TASK STATEMENT -> Omit all pictures. Copy the rest of the material exactly.

DATASET CONTENT ->
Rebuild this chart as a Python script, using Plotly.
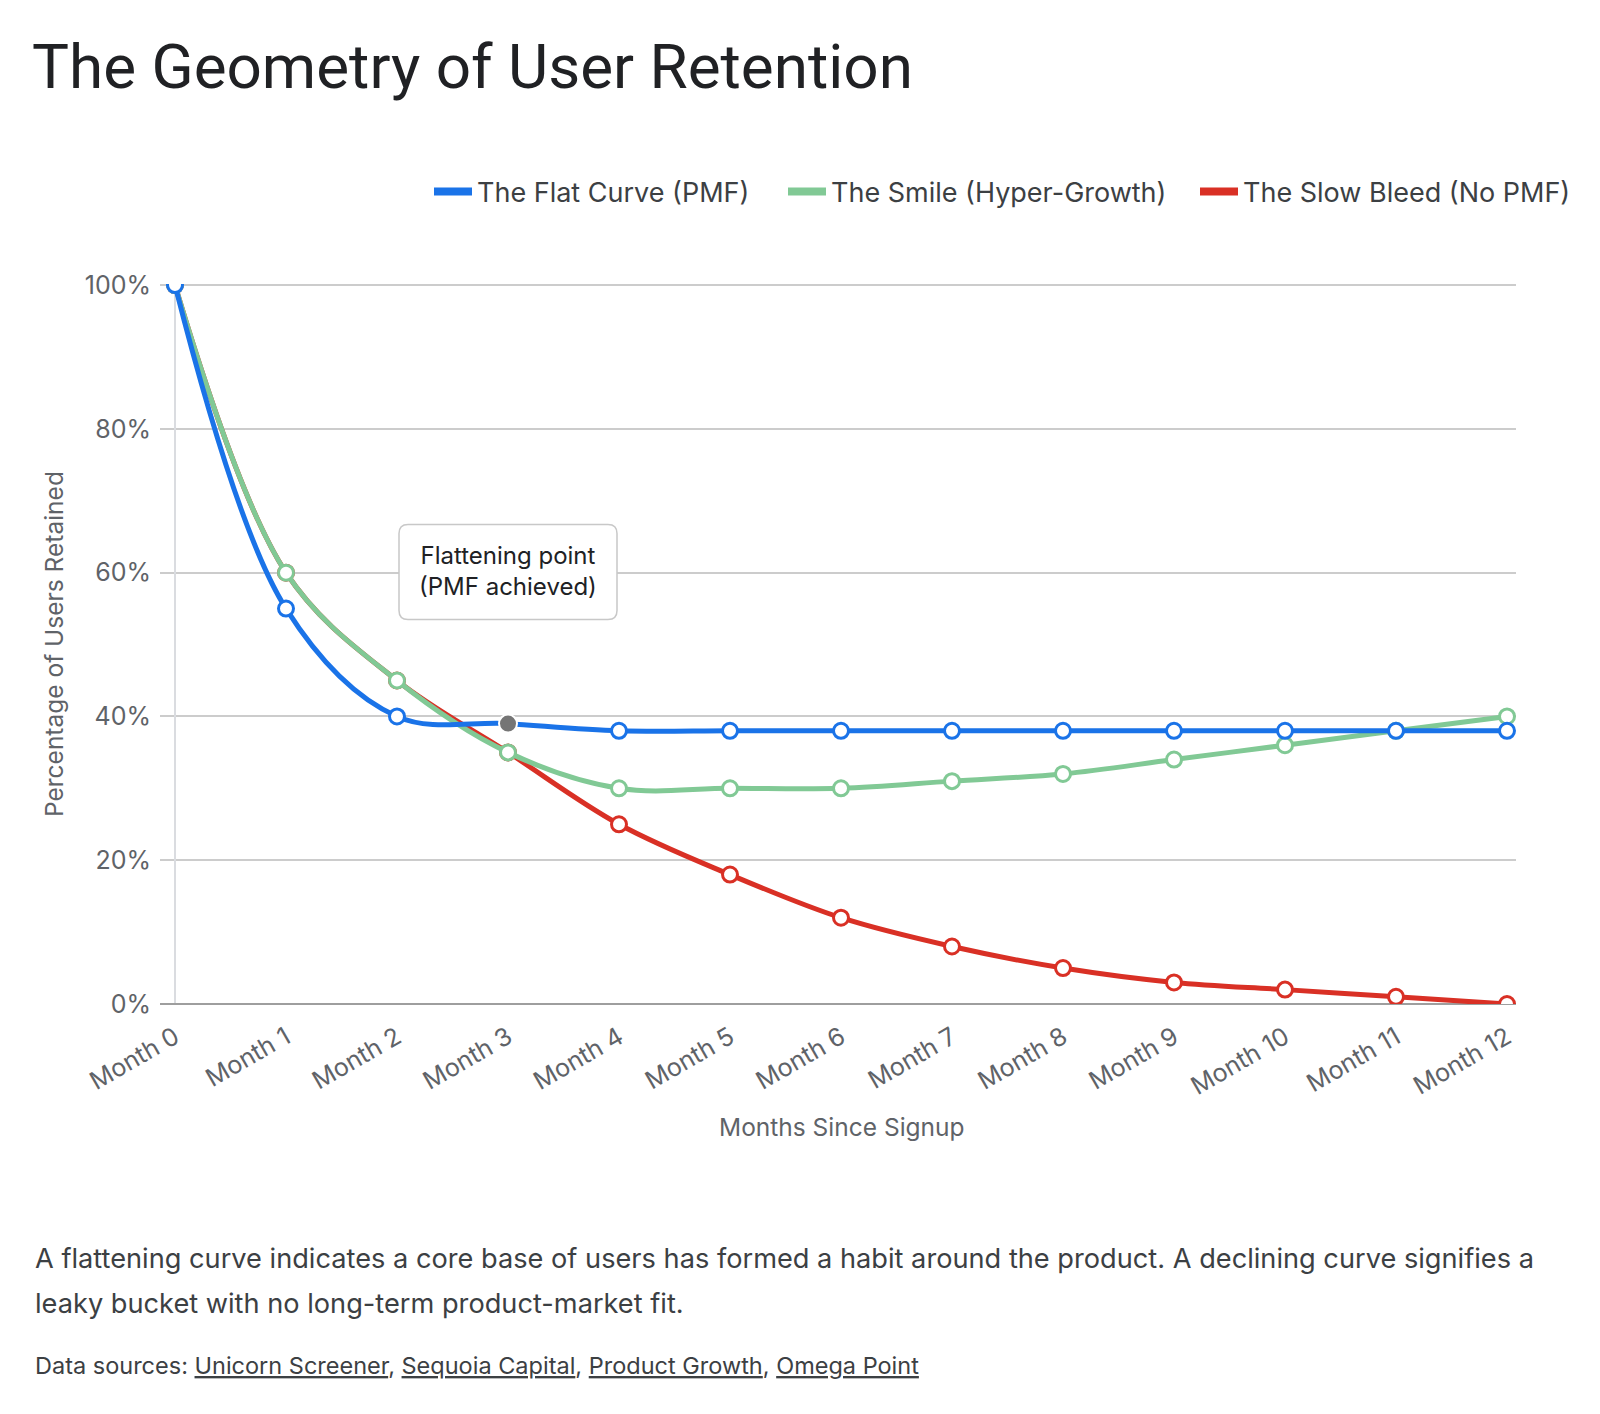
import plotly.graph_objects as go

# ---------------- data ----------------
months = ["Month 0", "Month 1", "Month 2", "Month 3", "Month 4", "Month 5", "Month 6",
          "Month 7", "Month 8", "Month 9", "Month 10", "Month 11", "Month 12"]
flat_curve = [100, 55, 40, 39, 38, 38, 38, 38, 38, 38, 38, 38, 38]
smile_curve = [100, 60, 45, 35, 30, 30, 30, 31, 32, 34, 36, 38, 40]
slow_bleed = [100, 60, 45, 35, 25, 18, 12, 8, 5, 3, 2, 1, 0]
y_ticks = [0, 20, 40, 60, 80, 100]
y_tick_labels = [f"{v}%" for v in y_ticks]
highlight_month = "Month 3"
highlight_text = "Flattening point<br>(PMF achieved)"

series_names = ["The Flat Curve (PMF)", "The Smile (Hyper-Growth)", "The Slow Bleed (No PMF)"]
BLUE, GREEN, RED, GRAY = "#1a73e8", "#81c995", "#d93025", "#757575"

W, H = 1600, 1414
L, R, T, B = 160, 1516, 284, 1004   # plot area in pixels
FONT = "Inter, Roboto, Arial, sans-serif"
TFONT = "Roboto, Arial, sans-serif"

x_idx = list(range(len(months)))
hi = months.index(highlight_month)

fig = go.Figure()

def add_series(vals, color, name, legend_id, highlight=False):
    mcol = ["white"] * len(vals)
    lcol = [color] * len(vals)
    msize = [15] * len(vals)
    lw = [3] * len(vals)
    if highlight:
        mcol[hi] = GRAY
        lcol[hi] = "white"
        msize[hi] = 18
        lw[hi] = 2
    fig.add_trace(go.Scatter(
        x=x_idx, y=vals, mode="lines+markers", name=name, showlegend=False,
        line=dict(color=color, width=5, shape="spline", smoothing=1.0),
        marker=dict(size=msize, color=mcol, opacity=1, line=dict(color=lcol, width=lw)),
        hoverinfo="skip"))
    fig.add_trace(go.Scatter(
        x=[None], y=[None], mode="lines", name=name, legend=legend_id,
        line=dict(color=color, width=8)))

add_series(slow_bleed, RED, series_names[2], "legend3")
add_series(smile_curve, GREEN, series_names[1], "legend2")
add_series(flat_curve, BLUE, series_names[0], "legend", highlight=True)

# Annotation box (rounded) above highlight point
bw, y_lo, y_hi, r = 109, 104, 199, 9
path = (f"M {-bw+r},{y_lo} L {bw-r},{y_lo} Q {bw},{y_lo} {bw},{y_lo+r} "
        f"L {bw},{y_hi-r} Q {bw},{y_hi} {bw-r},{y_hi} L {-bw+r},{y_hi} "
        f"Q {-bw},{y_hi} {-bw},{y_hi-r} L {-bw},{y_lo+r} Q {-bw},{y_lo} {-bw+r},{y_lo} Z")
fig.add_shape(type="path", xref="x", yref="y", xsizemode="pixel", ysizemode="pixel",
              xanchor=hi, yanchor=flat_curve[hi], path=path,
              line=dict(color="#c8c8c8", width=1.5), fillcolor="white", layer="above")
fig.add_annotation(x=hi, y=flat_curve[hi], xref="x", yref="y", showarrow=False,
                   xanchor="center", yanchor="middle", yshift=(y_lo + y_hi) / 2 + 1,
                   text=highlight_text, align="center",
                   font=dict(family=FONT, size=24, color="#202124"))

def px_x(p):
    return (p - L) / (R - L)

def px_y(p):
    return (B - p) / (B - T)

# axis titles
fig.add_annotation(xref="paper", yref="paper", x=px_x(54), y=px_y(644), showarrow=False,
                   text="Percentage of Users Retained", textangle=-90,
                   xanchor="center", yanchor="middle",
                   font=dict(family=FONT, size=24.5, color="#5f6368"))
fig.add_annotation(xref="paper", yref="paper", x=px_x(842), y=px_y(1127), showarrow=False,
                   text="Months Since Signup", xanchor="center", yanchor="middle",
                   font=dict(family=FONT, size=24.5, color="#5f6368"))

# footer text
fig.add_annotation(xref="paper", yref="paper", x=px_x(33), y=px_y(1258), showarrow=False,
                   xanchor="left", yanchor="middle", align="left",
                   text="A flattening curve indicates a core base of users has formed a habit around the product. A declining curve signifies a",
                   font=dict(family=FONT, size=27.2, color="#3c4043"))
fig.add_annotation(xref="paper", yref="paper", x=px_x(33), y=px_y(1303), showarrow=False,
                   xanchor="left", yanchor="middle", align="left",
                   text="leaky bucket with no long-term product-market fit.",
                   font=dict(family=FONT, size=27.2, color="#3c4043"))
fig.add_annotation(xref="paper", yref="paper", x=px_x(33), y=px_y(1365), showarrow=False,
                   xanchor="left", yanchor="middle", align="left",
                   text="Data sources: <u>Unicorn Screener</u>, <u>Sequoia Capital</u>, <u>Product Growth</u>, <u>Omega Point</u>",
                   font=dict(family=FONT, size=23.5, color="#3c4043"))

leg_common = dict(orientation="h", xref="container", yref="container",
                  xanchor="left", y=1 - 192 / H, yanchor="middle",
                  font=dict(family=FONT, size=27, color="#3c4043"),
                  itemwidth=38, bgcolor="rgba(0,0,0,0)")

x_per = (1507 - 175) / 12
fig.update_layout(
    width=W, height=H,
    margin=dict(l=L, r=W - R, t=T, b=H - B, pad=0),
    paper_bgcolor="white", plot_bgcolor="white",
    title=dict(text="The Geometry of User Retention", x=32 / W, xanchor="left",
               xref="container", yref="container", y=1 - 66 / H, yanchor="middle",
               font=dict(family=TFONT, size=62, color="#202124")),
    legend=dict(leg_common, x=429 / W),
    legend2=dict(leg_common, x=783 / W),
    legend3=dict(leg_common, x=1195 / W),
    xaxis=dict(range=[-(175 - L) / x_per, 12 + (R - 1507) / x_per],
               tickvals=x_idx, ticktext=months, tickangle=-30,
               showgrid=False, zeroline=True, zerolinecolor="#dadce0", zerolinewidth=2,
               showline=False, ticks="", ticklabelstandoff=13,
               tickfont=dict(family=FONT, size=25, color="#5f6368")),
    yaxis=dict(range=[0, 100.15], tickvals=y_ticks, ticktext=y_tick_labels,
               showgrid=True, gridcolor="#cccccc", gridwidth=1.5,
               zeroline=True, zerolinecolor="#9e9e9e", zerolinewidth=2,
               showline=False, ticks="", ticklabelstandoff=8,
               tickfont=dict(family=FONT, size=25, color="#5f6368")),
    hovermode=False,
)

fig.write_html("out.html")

WORKED ANSWER ->
Rebuild this chart as a Python script, using Plotly.
import plotly.graph_objects as go

# ---------------- data ----------------
months = ["Month 0", "Month 1", "Month 2", "Month 3", "Month 4", "Month 5", "Month 6",
          "Month 7", "Month 8", "Month 9", "Month 10", "Month 11", "Month 12"]
flat_curve = [100, 55, 40, 39, 38, 38, 38, 38, 38, 38, 38, 38, 38]
smile_curve = [100, 60, 45, 35, 30, 30, 30, 31, 32, 34, 36, 38, 40]
slow_bleed = [100, 60, 45, 35, 25, 18, 12, 8, 5, 3, 2, 1, 0]
y_ticks = [0, 20, 40, 60, 80, 100]
y_tick_labels = [f"{v}%" for v in y_ticks]
highlight_month = "Month 3"
highlight_text = "Flattening point<br>(PMF achieved)"

series_names = ["The Flat Curve (PMF)", "The Smile (Hyper-Growth)", "The Slow Bleed (No PMF)"]
BLUE, GREEN, RED, GRAY = "#1a73e8", "#81c995", "#d93025", "#757575"

W, H = 1600, 1414
L, R, T, B = 160, 1516, 284, 1004   # plot area in pixels
FONT = "Inter, Roboto, Arial, sans-serif"
TFONT = "Roboto, Arial, sans-serif"

x_idx = list(range(len(months)))
hi = months.index(highlight_month)

fig = go.Figure()

def add_series(vals, color, name, legend_id, highlight=False):
    mcol = ["white"] * len(vals)
    lcol = [color] * len(vals)
    msize = [15] * len(vals)
    lw = [3] * len(vals)
    if highlight:
        mcol[hi] = GRAY
        lcol[hi] = "white"
        msize[hi] = 18
        lw[hi] = 2
    fig.add_trace(go.Scatter(
        x=x_idx, y=vals, mode="lines+markers", name=name, showlegend=False,
        line=dict(color=color, width=5, shape="spline", smoothing=1.0),
        marker=dict(size=msize, color=mcol, opacity=1, line=dict(color=lcol, width=lw)),
        hoverinfo="skip"))
    fig.add_trace(go.Scatter(
        x=[None], y=[None], mode="lines", name=name, legend=legend_id,
        line=dict(color=color, width=8)))

add_series(slow_bleed, RED, series_names[2], "legend3")
add_series(smile_curve, GREEN, series_names[1], "legend2")
add_series(flat_curve, BLUE, series_names[0], "legend", highlight=True)

# Annotation box (rounded) above highlight point
bw, y_lo, y_hi, r = 109, 104, 199, 9
path = (f"M {-bw+r},{y_lo} L {bw-r},{y_lo} Q {bw},{y_lo} {bw},{y_lo+r} "
        f"L {bw},{y_hi-r} Q {bw},{y_hi} {bw-r},{y_hi} L {-bw+r},{y_hi} "
        f"Q {-bw},{y_hi} {-bw},{y_hi-r} L {-bw},{y_lo+r} Q {-bw},{y_lo} {-bw+r},{y_lo} Z")
fig.add_shape(type="path", xref="x", yref="y", xsizemode="pixel", ysizemode="pixel",
              xanchor=hi, yanchor=flat_curve[hi], path=path,
              line=dict(color="#c8c8c8", width=1.5), fillcolor="white", layer="above")
fig.add_annotation(x=hi, y=flat_curve[hi], xref="x", yref="y", showarrow=False,
                   xanchor="center", yanchor="middle", yshift=(y_lo + y_hi) / 2 + 1,
                   text=highlight_text, align="center",
                   font=dict(family=FONT, size=24, color="#202124"))

def px_x(p):
    return (p - L) / (R - L)

def px_y(p):
    return (B - p) / (B - T)

# axis titles
fig.add_annotation(xref="paper", yref="paper", x=px_x(54), y=px_y(644), showarrow=False,
                   text="Percentage of Users Retained", textangle=-90,
                   xanchor="center", yanchor="middle",
                   font=dict(family=FONT, size=24.5, color="#5f6368"))
fig.add_annotation(xref="paper", yref="paper", x=px_x(842), y=px_y(1127), showarrow=False,
                   text="Months Since Signup", xanchor="center", yanchor="middle",
                   font=dict(family=FONT, size=24.5, color="#5f6368"))

# footer text
fig.add_annotation(xref="paper", yref="paper", x=px_x(33), y=px_y(1258), showarrow=False,
                   xanchor="left", yanchor="middle", align="left",
                   text="A flattening curve indicates a core base of users has formed a habit around the product. A declining curve signifies a",
                   font=dict(family=FONT, size=27.2, color="#3c4043"))
fig.add_annotation(xref="paper", yref="paper", x=px_x(33), y=px_y(1303), showarrow=False,
                   xanchor="left", yanchor="middle", align="left",
                   text="leaky bucket with no long-term product-market fit.",
                   font=dict(family=FONT, size=27.2, color="#3c4043"))
fig.add_annotation(xref="paper", yref="paper", x=px_x(33), y=px_y(1365), showarrow=False,
                   xanchor="left", yanchor="middle", align="left",
                   text="Data sources: <u>Unicorn Screener</u>, <u>Sequoia Capital</u>, <u>Product Growth</u>, <u>Omega Point</u>",
                   font=dict(family=FONT, size=23.5, color="#3c4043"))

leg_common = dict(orientation="h", xref="container", yref="container",
                  xanchor="left", y=1 - 192 / H, yanchor="middle",
                  font=dict(family=FONT, size=27, color="#3c4043"),
                  itemwidth=38, bgcolor="rgba(0,0,0,0)")

x_per = (1507 - 175) / 12
fig.update_layout(
    width=W, height=H,
    margin=dict(l=L, r=W - R, t=T, b=H - B, pad=0),
    paper_bgcolor="white", plot_bgcolor="white",
    title=dict(text="The Geometry of User Retention", x=32 / W, xanchor="left",
               xref="container", yref="container", y=1 - 66 / H, yanchor="middle",
               font=dict(family=TFONT, size=62, color="#202124")),
    legend=dict(leg_common, x=429 / W),
    legend2=dict(leg_common, x=783 / W),
    legend3=dict(leg_common, x=1195 / W),
    xaxis=dict(range=[-(175 - L) / x_per, 12 + (R - 1507) / x_per],
               tickvals=x_idx, ticktext=months, tickangle=-30,
               showgrid=False, zeroline=True, zerolinecolor="#dadce0", zerolinewidth=2,
               showline=False, ticks="", ticklabelstandoff=13,
               tickfont=dict(family=FONT, size=25, color="#5f6368")),
    yaxis=dict(range=[0, 100.15], tickvals=y_ticks, ticktext=y_tick_labels,
               showgrid=True, gridcolor="#cccccc", gridwidth=1.5,
               zeroline=True, zerolinecolor="#9e9e9e", zerolinewidth=2,
               showline=False, ticks="", ticklabelstandoff=8,
               tickfont=dict(family=FONT, size=25, color="#5f6368")),
    hovermode=False,
)

fig.write_html("out.html")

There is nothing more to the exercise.